Throughout that process, I really lost myself. It was so hard. I took five months off and I grieved. Zachary was my baby. It was a big knock to my confidence and I was like, I can’t design anymore! I couldn’t even squeeze out one. I was so emotionally depleted. I think what I learnt through that process was that I didn’t trust my gut instinct and I wasn’t strong enough to say no, this isn’t right for me.
I was young and in a partnership with someone who was older with a lot more experience. I wasn’t equipped to deal with it. I’m not a very confrontational person and I found myself not saying the things I wanted to say because I didn’t want to rock the boat or have another argument. So I found myself retreating and the brand moved in a direction that I didn’t want it to. I wasn’t being true to myself creatively because so many aspects of my process were being changed.
I suppose it’s like being in the wrong relationship. In any aspect of your life the wrong relationship can almost break you and you hit this point, for me it was rock bottom. I had developed severe anxiety, I struggled with just basic social interactions. Even just leaving the house. I was embarrassed and humiliated. I was really ashamed of myself.
I’d lost all my savings, lost my company, lost my voice, lost everything and at the end of the day I didn’t sit and point the finger and say ‘well it was because of this person.’ I made those choices. I brought people into my business, I made those decisions, I’m the one that allowed myself to shrink.
My mind was the most scary place to be. I didn’t have any coping strategies, I couldn’t afford to do anything. I just sat in it.
It was actually my partner who pushed me to start again. I was just moping around the house.
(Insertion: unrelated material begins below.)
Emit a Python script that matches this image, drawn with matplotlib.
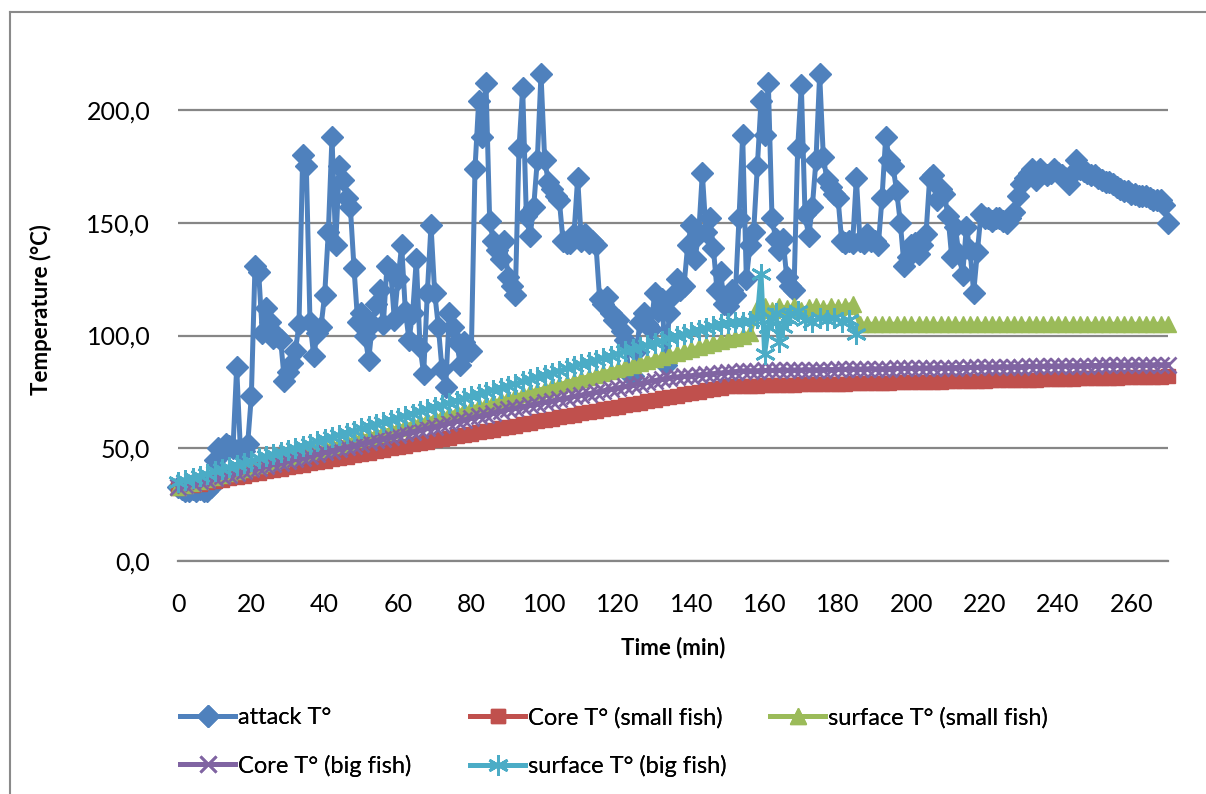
import numpy as np
import matplotlib.pyplot as plt
from matplotlib.lines import Line2D

plt.rcParams['font.family'] = ['Lato', 'DejaVu Sans']

# attack temperature, one reading per minute (0..270)
attack_temp = [
    33, 32, 31, 31, 32, 31, 32, 31, 31, 33,
    45, 50, 48, 52, 51, 50, 86, 50, 49, 52,
    73, 131, 128, 101, 112, 106, 99, 100, 98, 80,
    84, 88, 93, 105, 180, 175, 106, 91, 101, 104,
    118, 146, 188, 140, 175, 169, 161, 157, 130, 106,
    110, 100, 89, 105, 114, 120, 105, 131, 129, 107,
    125, 140, 111, 98, 110, 134, 95, 83, 119, 149,
    119, 104, 85, 77, 110, 104, 97, 87, 97, 93,
    93, 174, 204, 188, 212, 151, 142, 138, 134, 142,
    126, 122, 118, 183, 210, 153, 144, 157, 178, 216,
    178, 168, 165, 162, 160, 142, 141, 141, 145, 170,
    142, 145, 141, 142, 140, 116, 114, 117, 110, 107,
    107, 102, 98, 83, 82, 93, 106, 110, 105, 103,
    119, 111, 116, 87, 110, 118, 125, 120, 122, 140,
    149, 134, 145, 172, 146, 152, 139, 120, 128, 114,
    113, 120, 118, 152, 189, 125, 140, 146, 175, 204,
    189, 212, 152, 143, 138, 143, 126, 122, 120, 183,
    211, 154, 144, 157, 178, 216, 179, 169, 166, 163,
    161, 142, 141, 142, 141, 170, 142, 141, 145, 142,
    142, 140, 161, 188, 178, 175, 164, 150, 131, 135,
    140, 141, 136, 140, 145, 170, 171, 160, 165, 163,
    153, 135, 148, 136, 127, 148, 138, 119, 137, 154,
    152, 152, 151, 152, 152, 151, 150, 152, 155, 162,
    167, 170, 172, 174, 169, 174, 172, 171, 172, 174,
    172, 171, 170, 167, 172, 178, 174, 173, 172, 171,
    171, 170, 169, 168, 168, 167, 166, 165, 164, 164,
    163, 163, 162, 162, 162, 161, 160, 160, 160, 158,
    150,
]
attack_min = np.arange(len(attack_temp))

# smooth probes, one reading every 2 minutes (0..270)
core_small = [
    32.5, 33.1, 33.7, 34.3, 34.9, 35.5, 36.1, 36.7, 37.3, 37.9,
    38.5, 39.1, 39.7, 40.3, 40.9, 41.5, 42.1, 42.7, 43.3, 43.9,
    44.5, 45.1, 45.7, 46.3, 46.9, 47.5, 48.1, 48.7, 49.3, 49.9,
    50.5, 51.1, 51.7, 52.3, 52.9, 53.5, 54.1, 54.7, 55.3, 55.9,
    56.5, 57.1, 57.7, 58.3, 58.9, 59.5, 60.1, 60.7, 61.3, 61.9,
    62.5, 63.1, 63.7, 64.3, 64.9, 65.5, 66.1, 66.7, 67.3, 67.9,
    68.5, 69.1, 69.7, 70.3, 70.9, 71.5, 72.1, 72.7, 73.3, 73.9,
    74.5, 75.1, 75.7, 76.3, 76.9, 77.5,
    77.6, 77.7, 77.7, 77.8, 77.9, 78.0, 78.0, 78.1, 78.2, 78.3,
    78.3, 78.4, 78.5, 78.5, 78.6, 78.7, 78.8, 78.8, 78.9, 79.0,
    79.0, 79.1, 79.2, 79.3, 79.3, 79.4, 79.5, 79.5, 79.6, 79.7,
    79.8, 79.8, 79.9, 80.0, 80.0, 80.1, 80.2, 80.3, 80.3, 80.4,
    80.5, 80.5, 80.6, 80.7, 80.8, 80.8, 80.9, 81.0, 81.0, 81.1,
    81.2, 81.3, 81.3, 81.4, 81.5, 81.5, 81.6, 81.7, 81.8, 81.9,
]
surface_small = [
    33.0, 33.9, 34.7, 35.6, 36.5, 37.4, 38.2, 39.1, 40.0, 40.8,
    41.7, 42.6, 43.4, 44.3, 45.2, 46.1, 46.9, 47.8, 48.7, 49.5,
    50.4, 51.3, 52.1, 53.0, 53.9, 54.8, 55.6, 56.5, 57.4, 58.2,
    59.1, 60.0, 60.8, 61.7, 62.6, 63.5, 64.3, 65.2, 66.1, 66.9,
    67.8, 68.7, 69.5, 70.4, 71.3, 72.2, 73.0, 73.9, 74.8, 75.6,
    76.5, 77.4, 78.2, 79.1, 80.0, 80.9, 81.7, 82.6, 83.5, 84.3,
    85.2, 86.1, 86.9, 87.8, 88.7, 89.6, 90.4, 91.3, 92.2, 93.0,
    93.9, 94.8, 95.6, 96.5, 97.4, 98.3, 99.1, 100.0,
    101.0, 112.0, 113.0, 111.5, 113.0, 112.0, 113.0, 111.5, 112.5, 113.0,
    112.0, 113.0, 112.5, 113.0, 114.0,
    105.0, 105.0, 105.0, 105.0, 105.0, 105.0, 105.0, 105.0, 105.0, 105.0,
    105.0, 105.0, 105.0, 105.0, 105.0, 105.0, 105.0, 105.0, 105.0, 105.0,
    105.0, 105.0, 105.0, 105.0, 105.0, 105.0, 105.0, 105.0, 105.0, 105.0,
    105.0, 105.0, 105.0, 105.0, 105.0, 105.0, 105.0, 105.0, 105.0, 105.0,
    105.0, 105.0, 105.0,
]
core_big = [
    33.0, 33.8, 34.5, 35.3, 36.0, 36.8, 37.6, 38.3, 39.1, 39.8,
    40.6, 41.4, 42.1, 42.9, 43.6, 44.4, 45.2, 45.9, 46.7, 47.4,
    48.2, 49.0, 49.7, 50.5, 51.2, 52.0, 52.8, 53.5, 54.3, 55.0,
    55.8, 56.6, 57.3, 58.1, 58.8, 59.6, 60.4, 61.1, 61.9, 62.6,
    63.4, 64.2, 64.9, 65.7, 66.4, 67.2,
    67.8, 68.5, 69.1, 69.8, 70.4, 71.0, 71.7, 72.3, 73.0, 73.6,
    74.2, 74.9, 75.5, 76.2, 76.8, 77.4, 78.1, 78.7, 79.4, 80.0,
    80.6, 81.3,
    81.6, 81.9, 82.2, 82.5, 82.8, 83.1, 83.4, 83.7, 84.0, 84.3,
    84.4, 84.4, 84.5, 84.5, 84.6, 84.6, 84.7, 84.7, 84.8, 84.8,
    84.9, 84.9, 85.0, 85.0, 85.1, 85.1, 85.2, 85.2, 85.3, 85.3,
    85.4, 85.4, 85.5, 85.5, 85.6, 85.6, 85.7, 85.7, 85.8, 85.8,
    85.9, 85.9, 86.0, 86.0, 86.1, 86.1, 86.2, 86.2, 86.3, 86.3,
    86.4, 86.4, 86.5, 86.5, 86.6, 86.6, 86.7, 86.7, 86.8, 86.8,
    86.8, 86.9, 86.9, 86.9, 87.0, 87.0, 87.0, 87.1,
]
probe_min = np.arange(0, 271, 2)

# surface of the big fish: every 2 minutes up to 148, then the probe jumps around
surface_big_head = [
    35.0, 36.0, 36.9, 37.9, 38.8, 39.8, 40.7, 41.7, 42.6, 43.6,
    44.5, 45.5, 46.4, 47.4, 48.3, 49.3, 50.2, 51.2, 52.1, 53.1,
    54.0, 55.0, 55.9, 56.9, 57.8, 58.8, 59.7, 60.7, 61.6, 62.6,
    63.5, 64.5, 65.4, 66.4, 67.3, 68.3, 69.2, 70.2, 71.1, 72.1,
    73.0, 74.0, 74.9, 75.9, 76.8, 77.8, 78.7, 79.7, 80.6, 81.6,
    82.5, 83.5, 84.4, 85.4, 86.3, 87.3, 88.2, 89.2, 90.1, 91.1,
    92.0, 93.0, 93.9, 94.9, 95.8, 96.8, 97.7, 98.7, 99.6, 100.6,
    101.5, 102.5, 103.4, 104.4, 105.0,
]
surface_big_tail_min = [150, 152, 154, 156, 158, 159, 160, 161, 162, 163, 164, 165,
                        166, 167, 169, 171, 173, 175, 177, 179, 181, 183, 185]
surface_big_tail = [105.5, 106, 106, 106.5, 108, 127.5, 92, 104, 108, 110, 97, 104,
                    108, 109, 111, 107, 106, 108, 107, 108, 106, 107, 100.5]
surface_big_min = np.concatenate([np.arange(0, 149, 2), surface_big_tail_min])
surface_big = surface_big_head + surface_big_tail

ytick_vals = [0, 50, 100, 150, 200]
ytick_labels = ['0,0', '50,0', '100,0', '150,0', '200,0']
xtick_vals = list(range(0, 261, 20))

W, H = 1206, 794
fig = plt.figure(figsize=(W / 100, H / 100), dpi=100)
ax = fig.add_axes([178 / W, 1 - 561 / H, 990 / W, 496 / H])

blue, red, green, purple, cyan = '#4F81BD', '#C0504D', '#9BBB59', '#8064A2', '#4BACC6'
lw = 3.6
h1, = ax.plot(attack_min, attack_temp, color=blue, lw=lw, marker='D', ms=11,
              clip_on=False, zorder=3, label='attack T°')
h2, = ax.plot(probe_min, core_small, color=red, lw=lw, marker='s', ms=10,
              clip_on=False, zorder=4, label='Core T° (small fish)')
h3, = ax.plot(probe_min, surface_small, color=green, lw=lw, marker='^', ms=12,
              clip_on=False, zorder=5, label='surface T° (small fish)')
h4, = ax.plot(probe_min, core_big, color=purple, lw=lw, marker='x', ms=11, mew=2,
              clip_on=False, zorder=6, label='Core T° (big fish)')
h5, = ax.plot(surface_big_min, surface_big, color=cyan, lw=lw, marker=(6, 2, 0), ms=15,
              mew=2, clip_on=False, zorder=7, label='surface T° (big fish)')

ax.set_xlim(0, 270)
ax.set_ylim(0, 220)
ax.set_yticks(ytick_vals)
ax.set_yticklabels(ytick_labels)
ax.set_xticks(xtick_vals)
ax.yaxis.grid(True, color='#868686', lw=1.6)
ax.set_axisbelow(True)
for s in ['top', 'right', 'left']:
    ax.spines[s].set_visible(False)
ax.spines['bottom'].set_color('#868686')
ax.spines['bottom'].set_linewidth(1.6)
ax.tick_params(axis='both', length=0, labelsize=18)
ax.tick_params(axis='y', pad=20)
ax.tick_params(axis='x', pad=23)

ax.set_xlabel('Time (min)', fontsize=16, fontweight='bold')
ax.set_ylabel('Temperature (°C)', fontsize=16, fontweight='bold')
ax.xaxis.set_label_coords(0.5, -0.152)
ax.yaxis.set_label_coords(-0.127, 0.506)

# legend: three columns placed like the original
leg_kw = dict(loc='upper left', frameon=False, fontsize=17, handlelength=2.35,
              handletextpad=0.1, labelspacing=1.12, borderpad=0, borderaxespad=0,
              numpoints=1)
cols = [([h1, h4], 180), ([h2, h5], 470), ([h3], 770)]
for handles, x0 in cols:
    lg = fig.legend(handles=handles, bbox_to_anchor=(x0 / W, 1 - 707 / H), **leg_kw)
    fig.add_artist(lg)

# chart frame
fig.add_artist(Line2D([10 / W, 10 / W], [0, 1 - 12 / H], transform=fig.transFigure,
                      color='#8a8a8a', lw=1.5))
fig.add_artist(Line2D([10 / W, 1], [1 - 12 / H, 1 - 12 / H], transform=fig.transFigure,
                      color='#8a8a8a', lw=1.5))

fig.savefig('out.png', dpi=100)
I had only met him a few months prior but he was great. He would say, “People want what you have,” and he encouraged me to start taking outfit photos which helped build my Instagram. Then I designed a pair of pinstripe pants and he was like, “Just put them out there. Post them, see what happens.” I was terrified to take that leap because I knew that if nothing happened, I would be so shattered. I was so fragile at that point. But I sold 30 pairs in two weeks! I had 12,000 followers and I just kept putting things out. Effie Kats grew from there and now I have a few staff members and have launched two other businesses - Bayse Brand and Dead End Lovers.
People have this misconception that you need to be tough all the time, I had days where I would feel so weak and have no confidence in myself but it was my will to survive that really got me through. And now I know that you can have those days - and that’s okay, we’re all going to have those days - you just need to have the will to go on. That’s the key element.
The best thing that came out of it is that I did save myself and now I know I can get through the hard times and it will be okay. That is so liberating and makes me feel so empowered.”